As this is the only scene of the present we are shown, Anderson takes the guessing game about Scrooge being a dangerous animal and transposes it from Fred’s party to the Cratchit house, with the children trying to guess from Bob’s clues, which feels rather out of character for him.

Yet to Come:
In trimming the story down to fit an hour-long slot on commercial television, this is the section that has suffered the most. During the early part of the story, I noticed that weirdly, Scrooge’s dwellings had a stuffed raven as a bit of set decoration. During the Christmas Present section, the spirit seems to bring this creature back to life and send it flying out of Scrooge’s window.

Now the bird returns, sitting and shuffling around to sort of indicate that it wants Scrooge to look at some graves in a graveyard. He sees his own grave, dated 1843 – the year of the book’s release, of course, which perhaps suggests he’ll die this very year if he doesn’t reform his ways – and then the grave of Tiny Tim (bizarrely, labelled “Tiny Tim” and not “Timothy Cratchit”).

And that’s it.

Er... The Ghost of Christmas Yet to Come, apparently.

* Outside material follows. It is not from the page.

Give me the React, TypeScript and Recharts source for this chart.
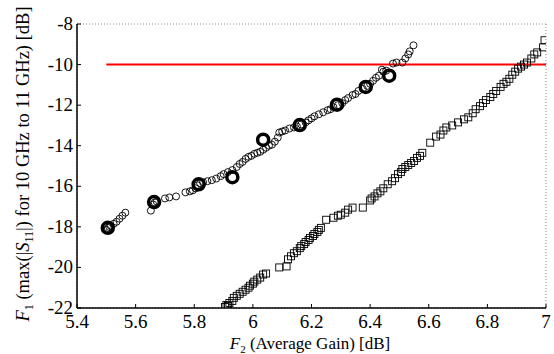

I can't help but feel this was a rather serious piece of miscasting...
What’s To-Day:
Scrooge asks the boy what day it is out of his window, but doesn’t send him for a turkey. He meets the charitable gentlemen in the street again and gives them what seems to be nothing more than a bit of loose change, but they appear amazed and delighted by it.

He goes to Fred’s and asks him to “save me some mince pie…” as he’ll be coming back later, before he heads of to the Cratchits. There is no pretending to still be mean and horrible in this version, he’s forgiving and repentant. He’s not that kind, though, as he’s invited them round for Christmas dinner without even having provided a new bird himself – perhaps Anderson was making a point about not liking what Dickens does in the original, as Mrs Cratchit has a line earlier on about how many hours their meagre goose will take to cook.

Would you like to hear my Christmas song?” Tim asks Scrooge at the end. No, we bloody wouldn’t! We heard it a few minutes ago in the Christmas Present section, and it was terrible then! However, we – and Scrooge – have to sit there and suffer it, and incredibly the whole thing ends with about two minutes of a close-up on Scrooge’s face while he listens to this dirge.

Review:
Often labelled as a musical, I’m not sure whether that’s actually the case with this production. For one thing the songs are – mercifully! – relatively few, but also they are actually all a part of the action, all sung by characters in context. So, for example, you have carollers singing in the street, people singing at a party, the Ghost of Christmas Present singing to Scrooge… the characters are all aware of singing and having sung as a part of their actual world.

The main problem with the songs is that none of them serve to move the story on in any fashion – they simply appear, sit there wasting time for a couple of minutes usually repeating one line over and over again, holding up the action for no good reason and bringing the pace of the whole production to a complete standstill. Nor do any of them have the redeeming quality of being in any way special or memorable.

Maxwell Anderson may have been a highly-acclaimed writer, but his decision to throw out a lot of Dickens’s original dialogue and replace it with inventions of his own only results in disappointment here. According to the Associated Press in 1955, at $100,000 this was reckoned to have possibly been the most expensive one-hour television special yet made. While some of the effects work quite well, it’s hard to work out what they spent all of that money on, as for the most part this is quite a threadbare production, both physically and imaginatively.

In a nutshell:
Distinctly unimpressive, and not worth seeking out.